When you take a look at a typical youth group gathering, what is the general age-range of those present? You might respond (rather sarcastically) that the participants’ ages are in their teens because they are “youth.” At the risk of “insulting your intelligence” further, let me ask you another question. When you consider the activities, studies and topics discussed and experienced in youth group, what age-range is the target? Right, I know. Obviously, they’re teens — but, they won’t always be.

As a former youth group member-turned-pastor, I join the ranks of many of you as one who has “been there.” You and I are also no longer there. My point is this: If our focus in youth group is solely to meet teens where they are, how are we preparing them for life beyond youth group?

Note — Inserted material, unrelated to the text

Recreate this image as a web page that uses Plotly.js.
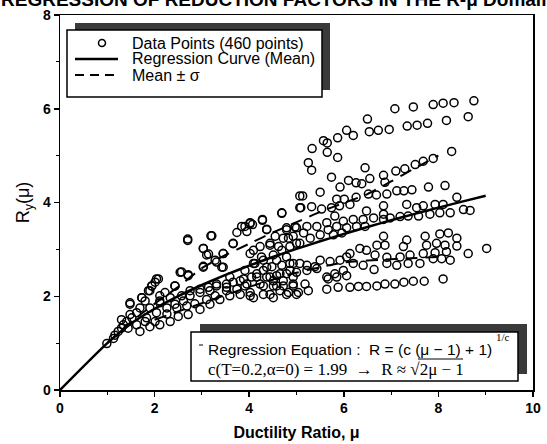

In my teen experience, youth group played an important role in God teaching and leading me. I can say with the Psalmist, “Since my youth, God, you have taught me, and to this day I declare your marvelous deeds” (Ps. 71:17). As I reflect on who was “in the room” during my time in youth group, it wasn’t only those in my peer group. I had influences from caring adults who would listen and tell stories of God acting in their lives. They weren’t just recent college grads, either. They were adults with children, some without, and seniors whose children had moved on. All of them received me as part of their family – God’s family. They are the ones who continued reading as the Psalmist wrote, “Even when I am old and gray, do not forsake me, my God, till I declare your power to the next generation, you mighty acts to all who are to come.”

Mixing it up in youth group not only builds generational bridges, but it provides a more well-rounded spiritual education for our teens. These who are “further down the road” can speak truth into the teens’ lives from their personal walk with Christ. They can help keep us on track in terms of realizing that these teens will soon be adults. It will keep us from equipping our teens to be experts in adolescent issues but ignorant of lifelong issues that will affect their spiritual journey.

Scriptures teach the value of generations investing in one another (see Deuteronomy 6, Psalm 78 and Titus 2 among others). As we invest in youth, we should be sure to keep this biblical teaching in mind as we minister. Consider the following as you evaluate your current group:

  • Do you have leaders or sponsors in your group that provide the perspective of another generation?
  • Are multiple generations represented on your youth board or committee at your church?
  • Are there some parents you might enlist to be actively involved in youth ministry, equipping them to be “youth pastors”?
  • Who are some seniors who are still declaring God’s marvelous deeds and could invest in teens?
  • Are the issues and studies you provide not only meeting teens where they are but also preparing them for launch into adulthood?

The Church is the family of God, and this family can and should provide a community in which our teens can thrive as they follow Christ through adolescence and beyond. We should look beyond the walls of our youth room to find others who can come alongside to provide the best for our youth. As we do, perhaps our response to the earlier questions won’t be quite so sarcastic.